# THE EXERCISE:
Repeat everything from the first line of the listing below through the line that contains "plt.rcParams['axes.unicode_minus'] = False", exactly. Leave out pictures.

# GIVEN INFORMATION:
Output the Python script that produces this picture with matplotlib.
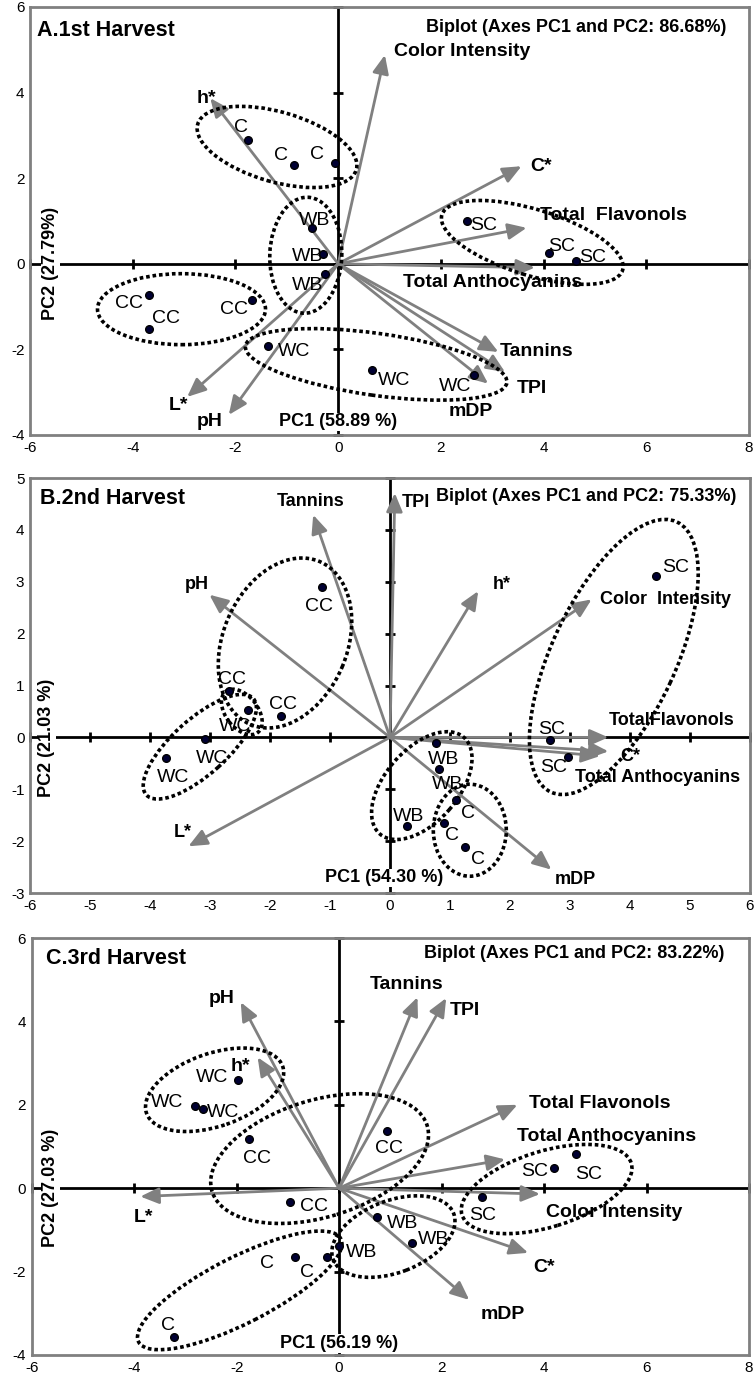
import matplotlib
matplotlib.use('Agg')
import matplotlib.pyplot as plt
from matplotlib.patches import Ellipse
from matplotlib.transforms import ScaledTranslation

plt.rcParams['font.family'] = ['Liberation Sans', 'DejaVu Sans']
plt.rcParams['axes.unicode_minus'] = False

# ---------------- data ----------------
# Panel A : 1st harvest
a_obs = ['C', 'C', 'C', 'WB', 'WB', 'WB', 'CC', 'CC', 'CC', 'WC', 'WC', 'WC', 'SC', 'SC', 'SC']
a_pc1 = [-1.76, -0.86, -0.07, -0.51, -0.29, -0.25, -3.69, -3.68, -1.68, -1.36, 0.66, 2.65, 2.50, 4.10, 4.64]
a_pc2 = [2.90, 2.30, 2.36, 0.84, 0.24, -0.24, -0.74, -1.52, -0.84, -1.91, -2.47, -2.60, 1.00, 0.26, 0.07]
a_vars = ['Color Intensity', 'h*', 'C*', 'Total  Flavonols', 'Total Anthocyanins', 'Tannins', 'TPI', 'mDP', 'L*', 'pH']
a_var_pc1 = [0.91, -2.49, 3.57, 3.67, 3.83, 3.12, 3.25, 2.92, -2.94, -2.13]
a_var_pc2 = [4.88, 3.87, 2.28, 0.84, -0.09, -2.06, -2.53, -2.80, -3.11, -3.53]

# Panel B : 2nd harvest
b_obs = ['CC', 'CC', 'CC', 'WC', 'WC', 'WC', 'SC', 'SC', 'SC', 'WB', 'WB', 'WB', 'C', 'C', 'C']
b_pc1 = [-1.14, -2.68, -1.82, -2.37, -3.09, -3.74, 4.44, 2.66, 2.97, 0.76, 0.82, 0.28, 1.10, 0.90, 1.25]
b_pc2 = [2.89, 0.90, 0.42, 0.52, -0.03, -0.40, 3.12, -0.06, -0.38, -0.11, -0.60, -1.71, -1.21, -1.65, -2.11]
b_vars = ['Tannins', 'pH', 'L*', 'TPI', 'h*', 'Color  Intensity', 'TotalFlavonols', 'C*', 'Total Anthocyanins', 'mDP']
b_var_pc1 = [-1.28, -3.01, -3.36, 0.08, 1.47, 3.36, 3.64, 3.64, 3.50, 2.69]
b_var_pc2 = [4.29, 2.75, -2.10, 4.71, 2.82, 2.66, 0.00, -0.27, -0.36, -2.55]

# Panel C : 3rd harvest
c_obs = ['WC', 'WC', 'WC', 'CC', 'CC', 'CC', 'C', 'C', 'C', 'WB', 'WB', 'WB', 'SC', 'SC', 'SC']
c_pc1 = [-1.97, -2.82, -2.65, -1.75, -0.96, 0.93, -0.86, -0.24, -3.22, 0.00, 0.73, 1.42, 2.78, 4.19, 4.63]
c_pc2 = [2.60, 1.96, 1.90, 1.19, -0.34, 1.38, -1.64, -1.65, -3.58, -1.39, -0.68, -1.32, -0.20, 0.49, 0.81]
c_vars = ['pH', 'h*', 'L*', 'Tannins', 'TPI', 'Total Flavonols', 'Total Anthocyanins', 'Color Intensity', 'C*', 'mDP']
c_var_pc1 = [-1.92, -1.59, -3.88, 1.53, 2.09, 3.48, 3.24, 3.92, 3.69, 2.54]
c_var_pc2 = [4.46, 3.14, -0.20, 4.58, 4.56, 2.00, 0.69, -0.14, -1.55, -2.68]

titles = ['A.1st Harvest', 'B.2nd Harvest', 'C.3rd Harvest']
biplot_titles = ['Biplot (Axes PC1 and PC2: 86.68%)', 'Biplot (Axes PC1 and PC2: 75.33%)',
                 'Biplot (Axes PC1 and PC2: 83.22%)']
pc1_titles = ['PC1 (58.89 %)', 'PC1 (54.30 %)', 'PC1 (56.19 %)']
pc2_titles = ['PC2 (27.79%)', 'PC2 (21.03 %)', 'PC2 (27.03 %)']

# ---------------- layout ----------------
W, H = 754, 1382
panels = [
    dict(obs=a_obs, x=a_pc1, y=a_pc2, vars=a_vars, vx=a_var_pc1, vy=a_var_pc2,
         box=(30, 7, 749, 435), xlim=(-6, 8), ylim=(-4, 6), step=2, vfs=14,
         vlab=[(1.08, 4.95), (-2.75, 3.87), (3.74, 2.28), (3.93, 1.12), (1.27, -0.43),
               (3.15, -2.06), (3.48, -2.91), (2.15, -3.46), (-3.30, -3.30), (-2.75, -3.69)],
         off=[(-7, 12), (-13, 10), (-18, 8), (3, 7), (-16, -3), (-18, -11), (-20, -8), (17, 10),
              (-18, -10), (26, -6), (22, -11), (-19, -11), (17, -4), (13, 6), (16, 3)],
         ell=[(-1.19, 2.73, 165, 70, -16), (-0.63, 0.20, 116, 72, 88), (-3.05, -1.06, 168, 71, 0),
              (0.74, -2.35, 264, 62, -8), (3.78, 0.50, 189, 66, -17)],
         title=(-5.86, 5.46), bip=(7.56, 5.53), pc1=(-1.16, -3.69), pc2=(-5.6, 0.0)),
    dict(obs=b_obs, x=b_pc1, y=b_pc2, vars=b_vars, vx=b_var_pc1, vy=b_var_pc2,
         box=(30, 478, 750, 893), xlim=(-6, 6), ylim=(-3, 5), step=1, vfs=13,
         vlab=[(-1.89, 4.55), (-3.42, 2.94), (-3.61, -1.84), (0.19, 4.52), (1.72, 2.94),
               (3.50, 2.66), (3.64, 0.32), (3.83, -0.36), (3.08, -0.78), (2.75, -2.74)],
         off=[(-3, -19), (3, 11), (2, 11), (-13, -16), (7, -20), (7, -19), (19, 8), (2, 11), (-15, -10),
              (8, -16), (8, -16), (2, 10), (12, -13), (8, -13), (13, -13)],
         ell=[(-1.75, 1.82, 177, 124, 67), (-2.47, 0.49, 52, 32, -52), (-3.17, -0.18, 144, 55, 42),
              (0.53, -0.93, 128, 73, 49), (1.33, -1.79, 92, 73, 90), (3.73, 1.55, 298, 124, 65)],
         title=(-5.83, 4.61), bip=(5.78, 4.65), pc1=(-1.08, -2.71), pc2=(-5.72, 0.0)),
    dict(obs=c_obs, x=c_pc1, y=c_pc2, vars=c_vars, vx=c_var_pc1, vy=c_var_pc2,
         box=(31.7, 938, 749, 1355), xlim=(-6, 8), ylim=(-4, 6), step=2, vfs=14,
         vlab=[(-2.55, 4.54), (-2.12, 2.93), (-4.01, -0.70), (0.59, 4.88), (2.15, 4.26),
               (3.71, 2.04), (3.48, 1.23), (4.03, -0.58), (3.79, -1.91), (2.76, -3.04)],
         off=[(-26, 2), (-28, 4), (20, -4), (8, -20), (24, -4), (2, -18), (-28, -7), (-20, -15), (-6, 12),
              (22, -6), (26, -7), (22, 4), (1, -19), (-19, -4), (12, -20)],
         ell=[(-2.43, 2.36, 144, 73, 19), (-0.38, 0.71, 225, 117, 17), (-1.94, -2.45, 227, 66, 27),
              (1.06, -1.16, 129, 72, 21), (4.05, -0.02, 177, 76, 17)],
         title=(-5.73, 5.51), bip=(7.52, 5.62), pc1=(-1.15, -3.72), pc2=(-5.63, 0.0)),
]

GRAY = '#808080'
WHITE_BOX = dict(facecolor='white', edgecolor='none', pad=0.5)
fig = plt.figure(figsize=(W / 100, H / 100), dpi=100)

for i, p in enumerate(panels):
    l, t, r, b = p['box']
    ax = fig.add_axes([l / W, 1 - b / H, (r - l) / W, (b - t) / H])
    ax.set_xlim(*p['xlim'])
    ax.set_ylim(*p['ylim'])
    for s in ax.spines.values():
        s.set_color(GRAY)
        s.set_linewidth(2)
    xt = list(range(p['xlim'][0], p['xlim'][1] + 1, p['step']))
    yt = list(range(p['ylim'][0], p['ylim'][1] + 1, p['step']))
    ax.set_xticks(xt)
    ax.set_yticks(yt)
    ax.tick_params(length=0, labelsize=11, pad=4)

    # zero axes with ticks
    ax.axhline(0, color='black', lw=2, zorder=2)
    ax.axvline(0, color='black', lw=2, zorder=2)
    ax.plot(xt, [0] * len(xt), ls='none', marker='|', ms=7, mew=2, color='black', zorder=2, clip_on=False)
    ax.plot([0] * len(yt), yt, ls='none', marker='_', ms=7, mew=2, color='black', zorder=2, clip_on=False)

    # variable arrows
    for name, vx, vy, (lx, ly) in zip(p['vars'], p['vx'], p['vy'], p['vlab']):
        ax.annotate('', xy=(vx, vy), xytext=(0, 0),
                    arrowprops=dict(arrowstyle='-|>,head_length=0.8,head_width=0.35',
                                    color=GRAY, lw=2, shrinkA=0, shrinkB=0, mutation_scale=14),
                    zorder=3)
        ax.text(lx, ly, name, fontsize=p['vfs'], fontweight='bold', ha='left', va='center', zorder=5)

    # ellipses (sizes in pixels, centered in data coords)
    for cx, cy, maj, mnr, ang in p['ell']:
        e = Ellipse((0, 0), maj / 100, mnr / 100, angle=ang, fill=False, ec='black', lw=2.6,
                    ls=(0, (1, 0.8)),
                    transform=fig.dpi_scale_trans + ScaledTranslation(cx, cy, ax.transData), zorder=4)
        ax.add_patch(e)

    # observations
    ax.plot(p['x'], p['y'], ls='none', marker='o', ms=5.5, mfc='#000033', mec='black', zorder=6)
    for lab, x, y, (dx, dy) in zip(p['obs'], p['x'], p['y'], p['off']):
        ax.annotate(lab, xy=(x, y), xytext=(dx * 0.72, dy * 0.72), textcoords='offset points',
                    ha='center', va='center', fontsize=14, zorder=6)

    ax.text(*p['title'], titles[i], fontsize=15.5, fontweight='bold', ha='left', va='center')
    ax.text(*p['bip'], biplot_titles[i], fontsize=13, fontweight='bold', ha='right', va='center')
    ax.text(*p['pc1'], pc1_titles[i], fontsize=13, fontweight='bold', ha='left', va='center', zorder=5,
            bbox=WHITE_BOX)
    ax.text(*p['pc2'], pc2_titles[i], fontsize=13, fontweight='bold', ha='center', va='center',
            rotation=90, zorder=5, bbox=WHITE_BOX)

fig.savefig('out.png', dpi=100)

# SOLVED PROBLEM:
Output the Python script that produces this picture with matplotlib.
import matplotlib
matplotlib.use('Agg')
import matplotlib.pyplot as plt
from matplotlib.patches import Ellipse
from matplotlib.transforms import ScaledTranslation

plt.rcParams['font.family'] = ['Liberation Sans', 'DejaVu Sans']
plt.rcParams['axes.unicode_minus'] = False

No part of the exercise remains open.